Wilson, whose widely available 3D printing patterns have become the subject of lawsuits, says that the Ghost Gunner draws buyers from across the nation, with about a third coming from the state with the largest assault rifle market in the country: California. He describes his customer base as mostly white men ages 40 to 60 who partake in gunsmithing as a hobby.

But his weapons don’t necessarily require intimate knowledge to assemble – as Andy Greenberg, a writer for Wired, proved last year when he put a Ghost Gunner together in his office.

“I did this mostly alone. I have virtually no technical understanding of firearms and a Cro-Magnon man’s mastery of power tools,” he wrote. “Still, I made a fully metal, functional, and accurate AR-15.”

“To be specific, I made the rifle’s lower receiver; that’s the body of the gun, the only part that US law defines and regulates as a ‘firearm,’” he continued. “All I needed for my entirely legal DIY gunsmithing project was about six hours, a 12-year-old’s understanding of computer software, an $80 chunk of aluminum, and a nearly featureless black 1-cubic-foot desktop milling machine called the Ghost Gunner.”

Wilson says that he ships nearly 200 packages of Ghost Gunner parts a month, sending out more than 2,500 since the project launched. Sales have increased with the anxieties surrounding the presidential election and fears that a predicted Hillary Clinton victory would result in curbed gun rights.

The weapons carry a price tag of around $1,500 – less costly than 3D printing options. Still, it’s easier for criminals to obtain guns by stealing them, Wilson says, arguing that it is unnecessary to make make legislation that restricts homemade gun access.

Therefore, he says, “My response is pure contempt,” he says. “I don’t accept any argument that any California Democrat makes about guns. It can’t be taken seriously.”

Given other loopholes, like those that exempt private sellers without a federal license from doing background checks, some say the ghost guns aren’t positioned to become a more likely way to acquire a gun, or hide it from law enforcement.

“Most of the guns used in crime cannot be traced to the offender through the serial number given our current system even if the first sale of the gun were through a dealer,” Philip Cook, a public policy professor at Duke University, tells the Monitor. “Anybody who doesn’t want the gun traced to them has well established ways now, to which this a new option. It’s not clearly a better or more successful to what already exists.” 

Even if legislatures do pass restrictions on undocumented firearms, enforcement can prove difficult: overly taxing for a police department’s resources, or even impossible when it comes to homemade weapons kept in an individual’s home.

Gun-regulation advocates say that there's no clear answer to reducing the use of undocumented or illegally obtained weapons, but a multi-faceted approach is a place to start.

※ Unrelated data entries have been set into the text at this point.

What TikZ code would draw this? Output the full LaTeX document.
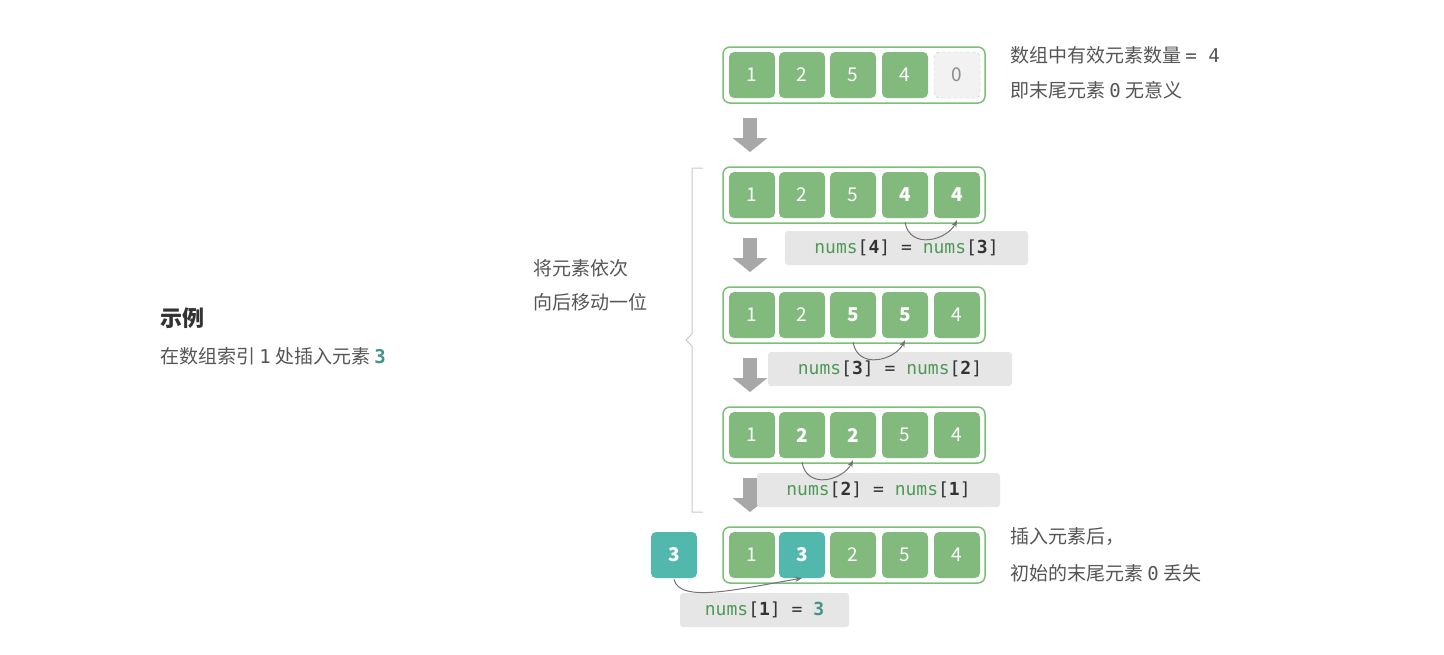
\documentclass[tikz,border=0pt]{standalone}
\usepackage{fontspec}
\setmainfont{Noto Sans CJK SC}
\setmonofont{DejaVu Sans Mono}
\usetikzlibrary{arrows.meta}
\definecolor{cg}{HTML}{82BA7E}
\definecolor{cgb}{HTML}{7CBF78}
\definecolor{teal}{HTML}{52B8AE}
\definecolor{tx}{HTML}{555555}
\definecolor{lb}{HTML}{E6E6E6}
\definecolor{code}{HTML}{4E9A55}
\definecolor{dk}{HTML}{333333}
\definecolor{arr}{HTML}{A8A8A8}
\begin{document}
\begin{tikzpicture}[x=1pt,y=-1pt,
 cell/.style={rounded corners=5pt,fill=cg,minimum width=46pt,minimum height=46pt,text=white,font=\fontsize{19}{19}\selectfont,inner sep=0pt},
 bcell/.style={cell,font=\fontsize{19}{19}\selectfont\bfseries},
 tcell/.style={bcell,fill=teal},
 ecell/.style={cell,fill=black!5,draw=black!25,dashed,text=black!45},
 frame/.style={draw=cgb,line width=1.5pt,rounded corners=7pt,minimum width=262pt,minimum height=56pt,inner sep=0pt},
 down/.style={-{Triangle[length=14pt,width=34pt]},line width=14pt,arr},
 lab/.style={fill=lb,rounded corners=3pt,minimum height=34pt,inner sep=0pt,font=\fontsize{18}{18}\ttfamily,text=code},
 txt/.style={text=tx,font=\fontsize{19}{19}\selectfont,anchor=west,inner sep=0pt},
 curv/.style={-{Stealth[length=7pt]},draw=black!55,line width=1pt}]
\useasboundingbox (0,0) rectangle (1444,654);
\newcommand{\bb}[1]{\textcolor{dk}{\textbf{#1}}}
\newcommand{\br}[1]{\textcolor{dk}{#1}}
% frames
\foreach \r/\y in {1/75,2/195,3/315,4/435,5/555} \node[frame] (f\r) at (854,\y) {};
% row 1
\node[cell] (a1) at (752,75) {1}; \node[cell] (a2) at (802,75) {2}; \node[cell] (a3) at (853,75) {5}; \node[cell] (a4) at (905,75) {4}; \node[ecell] (a5) at (957,75) {0};
% row 2
\node[cell] (b1) at (752,195) {1}; \node[cell] (b2) at (802,195) {2}; \node[cell] (b3) at (853,195) {5}; \node[bcell] (b4) at (905,195) {4}; \node[bcell] (b5) at (957,195) {4};
% row 3
\node[cell] (c1) at (752,315) {1}; \node[cell] (c2) at (802,315) {2}; \node[bcell] (c3) at (853,315) {5}; \node[bcell] (c4) at (905,315) {5}; \node[cell] (c5) at (957,315) {4};
% row 4
\node[cell] (d1) at (752,435) {1}; \node[bcell] (d2) at (802,435) {2}; \node[bcell] (d3) at (853,435) {2}; \node[cell] (d4) at (905,435) {5}; \node[cell] (d5) at (957,435) {4};
% row 5
\node[cell] (e1) at (752,555) {1}; \node[tcell] (e2) at (802,555) {3}; \node[cell] (e3) at (853,555) {2}; \node[cell] (e4) at (905,555) {5}; \node[cell] (e5) at (957,555) {4};
\node[tcell] (new) at (674,555) {3};
% down arrows
\foreach \i/\y in {1/118,2/238,3/358,4/478} {\coordinate (s\i) at (750,\y); \coordinate (t\i) at (750,\y+34); \draw[down] (s\i) -- (t\i);}
% labels
\node[lab,minimum width=243pt] (l2) at (906.5,248) {nums\br{[}\bb{4}\br{]} \br{=} nums\br{[}\bb{3}\br{]}};
\node[lab,minimum width=244pt] (l3) at (890,369) {nums\br{[}\bb{3}\br{]} \br{=} nums\br{[}\bb{2}\br{]}};
\node[lab,minimum width=243pt] (l4) at (878.5,490) {nums\br{[}\bb{2}\br{]} \br{=} nums\br{[}\bb{1}\br{]}};
\node[lab,minimum width=169pt] (l5) at (764.5,610) {nums\br{[}\bb{1}\br{]} \br{=} \textcolor{teal!80!black}{\textbf{3}}};
% curved arrows
\draw[curv] ([yshift=-4pt]b4.south) .. controls +(5,28) and +(-10,20) .. ([yshift=-2pt]b5.south);
\draw[curv] ([yshift=-4pt]c3.south) .. controls +(5,28) and +(-10,20) .. ([yshift=-2pt]c4.south);
\draw[curv] ([yshift=-4pt]d2.south) .. controls +(5,28) and +(-10,20) .. ([yshift=-2pt]d3.south);
\draw[curv] ([yshift=-1pt]new.south) .. controls +(5,25) and +(-60,10) .. ([yshift=0pt]e2.south);
% brace
\coordinate (br1) at (703,168); \coordinate (br2) at (703,512); \coordinate (brm) at (686,340);
\draw[black!22,line width=1pt] (br1) -- (692,168) -- (692,334) -- (brm) -- (692,346) -- (692,512) -- (br2);
\node[txt] (bt1) at (533,268) {将元素依次};
\node[txt] (bt2) at (533,302) {向后移动一位};
% left text
\node[txt,text=dk,font=\fontsize{22}{22}\selectfont\bfseries] (h) at (160,318) {示例};
\node[txt] (h2) at (160,356) {在数组索引 \texttt{1} 处插入元素 \textcolor{teal!80!black}{\texttt{\textbf{3}}}};
% right texts
\node[txt] (r1) at (1010,55) {数组中有效元素数量 \texttt{= 4}};
\node[txt] (r2) at (1010,90) {即末尾元素 \texttt{0} 无意义};
\node[txt] (r3) at (1010,537) {插入元素后，};
\node[txt] (r4) at (1010,573) {初始的末尾元素 \texttt{0} 丢失};
\end{tikzpicture}
\end{document}
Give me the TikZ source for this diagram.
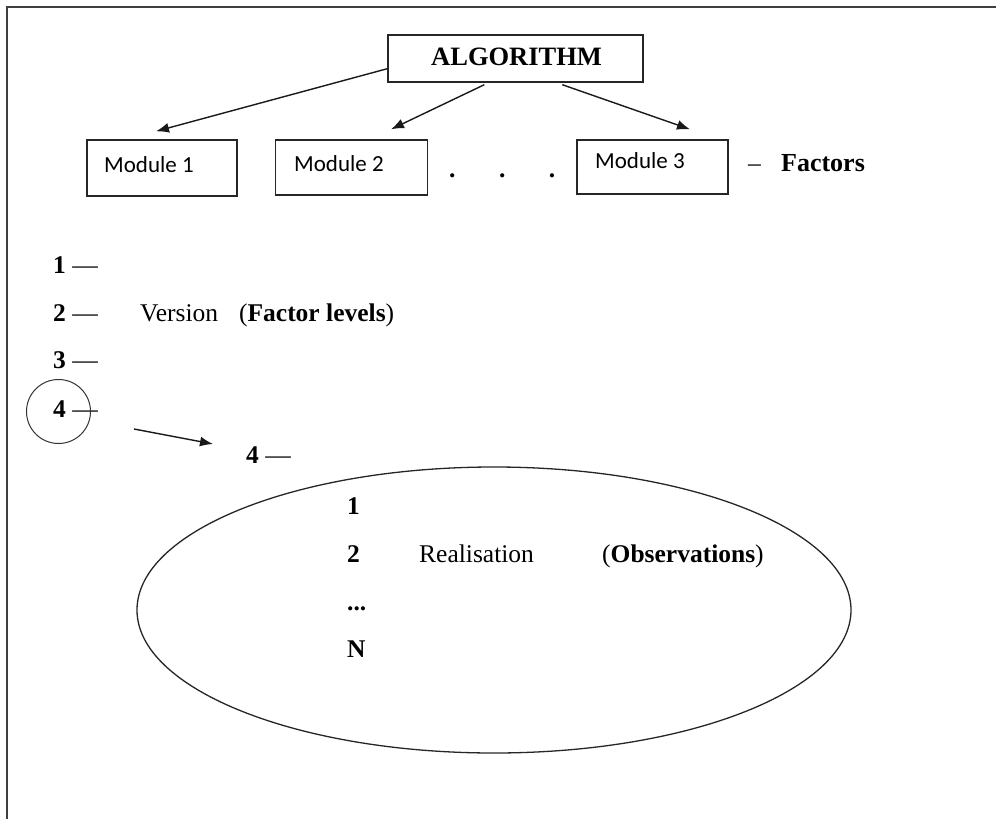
\documentclass[tikz,border=0pt]{standalone}
\usepackage{fontspec}
\setmainfont{Liberation Serif}
\newfontfamily\calibrifont{Carlito}
\usetikzlibrary{arrows.meta,shapes.geometric}
\begin{document}
\begin{tikzpicture}[x=1pt,y=-1pt,
  txt/.style={font=\fontsize{25.5}{30}\selectfont, inner sep=0pt, anchor=base west},
  modtxt/.style={font=\calibrifont\fontsize{23}{28}\selectfont, inner sep=0pt, anchor=base west},
  box/.style={draw=black!85, line width=1.4pt, rectangle, inner sep=0pt},
  arr/.style={draw=black!90, line width=1.4pt, -{Latex[length=13pt,width=10pt]}},
]
\useasboundingbox (0,0) rectangle (996,819);
\draw[line width=2pt, black!75] (996,7) -- (7,7) -- (7,819);

% top boxes
\node[box, minimum width=255pt, minimum height=47pt] (alg) at (515.5,58.5) {};
\node[txt, font=\bfseries\fontsize{26.5}{30}\selectfont] (algt) at (431,65) {ALGORITHM};

\node[box, minimum width=150pt, minimum height=56pt] (m1) at (162,168) {};
\node[box, minimum width=152pt, minimum height=55pt] (m2) at (351.5,167.5) {};
\node[box, minimum width=151pt, minimum height=54pt] (m3) at (652.5,167) {};
\node[modtxt] (m1t) at (104,172) {Module 1};
\node[modtxt] (m2t) at (294,171) {Module 2};
\node[modtxt] (m3t) at (595,168.5) {Module 3};

\node[txt] (dots) at (449,177) {\textbf{.}\hspace{43.5pt}\textbf{.}\hspace{43.5pt}\textbf{.}};
\node[txt] (fac) at (748,171) {--\hspace{20pt}\textbf{\fontsize{26}{30}\selectfont Factors}};

\draw[arr] ([yshift=14pt]alg.south west) -- ([xshift=-6pt,yshift=8pt]m1.north);
\draw[arr] ([xshift=97pt,yshift=-2pt]alg.south west) -- ([xshift=39.5pt,yshift=10pt]m2.north);
\draw[arr] ([xshift=175pt,yshift=-2pt]alg.south west) -- ([xshift=37.5pt,yshift=10pt]m3.north);

% factor levels
\node[txt] (l1) at (53,273) {\textbf{1} ---};
\node[txt] (l2) at (53,321) {\textbf{2} ---};
\node[txt] (ver) at (140,321) {Version\hspace{21pt}(\textbf{Factor levels})};
\node[txt] (l3) at (53,368) {\textbf{3} ---};
\node[txt] (l4) at (53,417) {\textbf{4} ---};
\node[draw=black!80, line width=1pt, circle, minimum size=64pt, inner sep=0pt] (c4) at (58.5,411.5) {};

\coordinate (s0) at (134,429);
\coordinate (s1) at (213,444);
\draw[arr] (s0) -- (s1);

\node[txt] (l4b) at (246,463) {\textbf{4} ---};

% observations
\node[draw=black!85, line width=1.3pt, ellipse, minimum width=714pt, minimum height=286pt, inner sep=0pt] (obs) at (494,610) {};
\node[txt] (o1) at (347,514) {\textbf{1}};
\node[txt] (o2) at (347,562) {\textbf{2}};
\node[txt] (real) at (419,562) {Realisation};
\node[txt] (obst) at (602,562) {(\textbf{Observations})};
\node[txt] (odots) at (347,610) {\textbf{...}};
\node[txt] (oN) at (347,657) {\textbf{N}};
\end{tikzpicture}
\end{document}
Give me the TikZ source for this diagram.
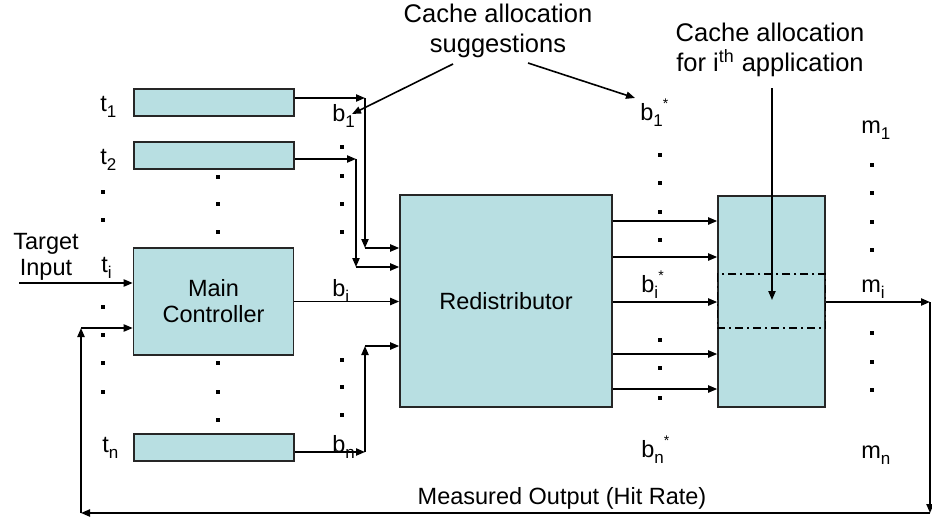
\documentclass[tikz,border=0pt]{standalone}
\usepackage{fontspec}
\setmainfont{Liberation Sans}
\usetikzlibrary{arrows.meta}

\definecolor{boxfill}{RGB}{184,223,226}
\newcommand{\lo}[1]{\raisebox{-3.2pt}{\fontsize{8.5}{9}\selectfont #1}}
\newcommand{\st}{\raisebox{6pt}{\fontsize{7}{7}\selectfont *}}
\tikzset{
  blk/.style={draw=black!85, fill=boxfill, line width=0.8pt, inner sep=0pt},
  lbl/.style={inner sep=0pt, font=\fontsize{11.75}{13}\selectfont},
  note/.style={inner sep=0pt, align=center, font=\fontsize{12.75}{15}\selectfont},
  arr/.style={-{Triangle[length=4.5pt,width=3.6pt]}, line width=0.8pt},
}

\begin{document}
\begin{tikzpicture}[x=0.5pt,y=-0.5pt]
  \useasboundingbox (0,0) rectangle (932,520);

  \node[blk, minimum width=80pt, minimum height=13.5pt] (t1) at (214,102.5) {};
  \node[blk, minimum width=80pt, minimum height=13.5pt] (t2) at (214,155.5) {};
  \node[blk, lbl, align=center, minimum width=80pt, minimum height=53.5pt] (main) at (213.5,301.5) {Main\\Controller};
  \node[blk, minimum width=80pt, minimum height=13.5pt] (tn) at (214,447.5) {};
  \node[blk, lbl, minimum width=106pt, minimum height=106pt] (redis) at (506,301) {Redistributor};
  \node[blk, minimum width=53.5pt, minimum height=105.5pt] (cache) at (771.5,301.5) {};
  \draw[line width=0.6pt, dash pattern=on 4pt off 2pt on 1pt off 2pt]
    (cache.west |- 0,274) rectangle (cache.east |- 0,328);

  \node[lbl, anchor=base west] (lt1) at (100,111) {t\lo{1}};
  \node[lbl, anchor=base west] (lt2) at (100,164) {t\lo{2}};
  \node[lbl, anchor=base west] (lti) at (101,272) {t\lo{i}};
  \node[lbl, anchor=base west] (ltn) at (102,452) {t\lo{n}};
  \node[lbl, anchor=base west] (lb1) at (332,121) {b\lo{1}};
  \node[lbl, anchor=base west] (lbi) at (332,296) {b\lo{i}};
  \node[lbl, anchor=base west] (lbn) at (332,452) {b\lo{n}};
  \node[lbl, anchor=base west] (ls1) at (640,120) {b\lo{1}\st};
  \node[lbl, anchor=base west] (lsi) at (641,292) {b\lo{i}\st};
  \node[lbl, anchor=base west] (lsn) at (641,457) {b\lo{n}\st};
  \node[lbl, anchor=base west] (lm1) at (861,133) {m\lo{1}};
  \node[lbl, anchor=base west] (lmi) at (861,292) {m\lo{i}};
  \node[lbl, anchor=base west] (lmn) at (861,458) {m\lo{n}};

  \node[lbl, align=center] (target) at (46,257) {Target\\Input};
  \node[lbl] (meas) at (562,498) {Measured Output (Hit Rate)};
  \node[note] (sugg) at (498,31) {Cache allocation\\suggestions};
  \node[note] (alloc) at (770,50) {Cache allocation\\for i\textsuperscript{th} application};

  % vertical dots
  \foreach \xx/\ylist in {103/{192,220,307,335,363,392}, 218/{177,204,232,363,392,420},
      342/{147,176,204,232,360,387,415}, 660/{155,183,212,240,340,368,398},
      872/{165,193,222,250,333,362,390}}
    \foreach \yy in \ylist
      \fill (\xx-1.75,\yy-1.75) rectangle ++(3.5,3.5);

  % suggestions into the redistributor
  \coordinate (k1) at (365,98);
  \coordinate (k1b) at (365,248);
  \coordinate (k2) at (356,159);
  \coordinate (k2b) at (356,267);
  \coordinate (kn) at (365,452);
  \coordinate (knb) at (365,346);
  \draw[arr] (t1.east |- k1) -- (k1);
  \draw[arr] (k1) -- (k1b);
  \draw[arr] (k1b) -- (redis.west |- k1b);
  \draw[arr] (t2.east |- k2) -- (k2);
  \draw[arr] (k2) -- (k2b);
  \draw[arr] (k2b) -- (redis.west |- k2b);
  \draw[arr] (main.east) -- (redis.west |- main.east);
  \draw[arr] (tn.east |- kn) -- (kn);
  \draw[arr] (kn) -- (knb);
  \draw[arr] (knb) -- (redis.west |- knb);

  \foreach \yy in {221,257,302,354,389}
    \draw[arr] (redis.east |- 0,\yy) -- (cache.west |- 0,\yy);

  % feedback loop
  \coordinate (o1) at (930,302);
  \coordinate (o2) at (930,513);
  \coordinate (f1) at (81,513);
  \coordinate (f2) at (81,328);
  \coordinate (tin) at (19,283);
  \draw[arr] (cache.east |- o1) -- (o1);
  \draw[arr] (o1) -- (o2);
  \draw[arr] (o2) -- (f1);
  \draw[arr] (f1) -- (f2);
  \draw[arr] (f2) -- (main.west |- f2);
  \draw[arr] (tin) -- (main.west |- tin);

  % callouts
  \coordinate (s1) at (453,64);
  \coordinate (s1e) at (352,114);
  \coordinate (s2) at (528,63);
  \coordinate (s2e) at (635,98);
  \coordinate (a1) at (772,88);
  \coordinate (a2) at (772,300);
  \draw[arr] (s1) -- (s1e);
  \draw[arr] (s2) -- (s2e);
  \draw[arr] (a1) -- (a2);
\end{tikzpicture}
\end{document}
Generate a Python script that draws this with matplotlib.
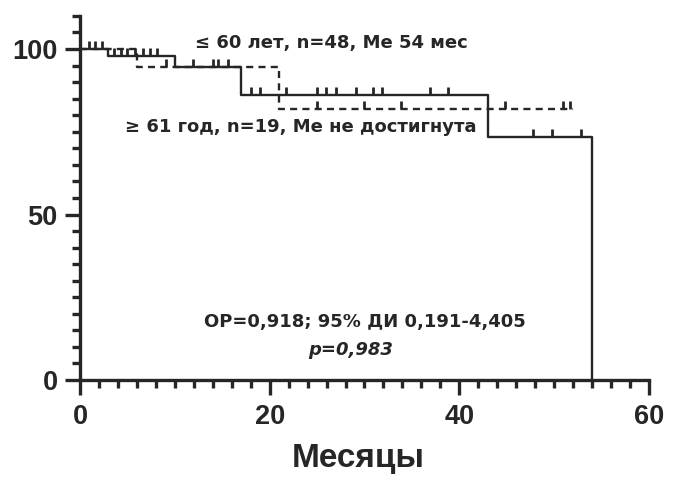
import numpy as np
import matplotlib
matplotlib.use("Agg")
import matplotlib.pyplot as plt
from matplotlib.ticker import MultipleLocator

plt.rcParams["font.family"] = ["Liberation Sans", "DejaVu Sans"]
plt.rcParams["font.weight"] = "bold"

# Group <= 60 years (solid line)
young_times = [0, 3, 10, 17, 43, 54]
young_surv = [100, 97.9, 94.6, 86.1, 73.4, 0]
young_censor = [0.9, 1.6, 2.3, 3.6, 4.3, 5.0, 5.8, 6.6, 7.4, 8.1,
                11.9, 14.0, 14.6, 15.6, 18.0, 19.0, 21.7, 25.0, 25.9, 27.0,
                29.1, 30.9, 31.8, 36.9, 38.8, 47.8, 49.8, 52.8]

# Group >= 61 years (dashed line)
old_times = [0, 6, 21, 52]
old_surv = [100, 94.7, 81.9, 81.9]
old_censor = [9.1, 25.0, 29.9, 33.9, 44.8, 50.9, 51.7]

xticks = [0, 20, 40, 60]
yticks = [0, 50, 100]

label_young = "≤ 60 лет, n=48, Ме 54 мес"
label_old = "≥ 61 год, n=19, Ме не достигнута"
hr_text = "ОР=0,918; 95% ДИ 0,191-4,405"
p_text = "p=0,983"
x_title = "Месяцы"

col = "#262626"


def level_at(times, surv, t):
    idx = np.searchsorted(times, t, side="right") - 1
    return np.array(surv)[idx]


fig = plt.figure(figsize=(6.82, 4.79), dpi=100)
ax = fig.add_axes([0.1173, 0.2067, 0.8343, 0.760])

# survival curves
ax.step(young_times, young_surv, where="post", color=col, lw=1.7)
ax.step(old_times, old_surv, where="post", color=col, lw=1.7,
        linestyle=(0, (3, 2.2)))

# censor ticks
ax.plot(young_censor, level_at(young_times, young_surv, young_censor),
        linestyle="none", marker=2, ms=6, mew=2, color=col)
ax.plot(old_censor, level_at(old_times, old_surv, old_censor),
        linestyle="none", marker=2, ms=6, mew=2, color=col)

ax.set_xlim(0, 60)
ax.set_ylim(0, 110)
for s in ["top", "right"]:
    ax.spines[s].set_visible(False)
for s in ["left", "bottom"]:
    ax.spines[s].set_linewidth(2.4)
    ax.spines[s].set_color(col)
    ax.spines[s].set_zorder(5)

ax.set_xticks(xticks)
ax.set_yticks(yticks)
ax.xaxis.set_minor_locator(MultipleLocator(2))
ax.yaxis.set_minor_locator(MultipleLocator(5))
ax.tick_params(which="major", length=11, width=2.4, color=col, pad=5,
               labelsize=19.5, labelcolor=col)
ax.tick_params(which="minor", length=5.5, width=2.4, color=col)
ax.tick_params(axis="x", which="major", pad=6)

txt_font = dict(family=["DejaVu Sans"], fontweight="bold", color=col)
ax.text(12.1, 101.8, label_young, ha="left", va="center", fontsize=13, **txt_font)
ax.text(4.7, 76.4, label_old, ha="left", va="center", fontsize=13, **txt_font)
ax.text(30.0, 17.5, hr_text, ha="center", va="center", fontsize=13, **txt_font)
ax.text(28.5, 9.0, p_text, ha="center", va="center", fontsize=13,
        style="italic", **txt_font)

fig.text(358 / 682, 1 - 467 / 479, x_title, ha="center", va="baseline",
         fontsize=24, fontweight="bold", color=col)

fig.savefig("out.png", dpi=100)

Taking steps to tackle the factors that facilitate crime, including gang- and domestic violence, or drug trafficking, can help to decrease the number of crimes involving guns, whether they be registered, stolen, or homemade. Those methods, while actively prosecuting perpetrators of gun crimes, can deter violence in ways that closing loopholes may not. 

“They try to press on all these different routes,” Dr. Jacobs says. “There is no panacea. There’s a lot of simplistic thinking in this area that just passing another law will solve the problem. It’s becoming more complex. Technology just kind of washes over the whole regulatory system.”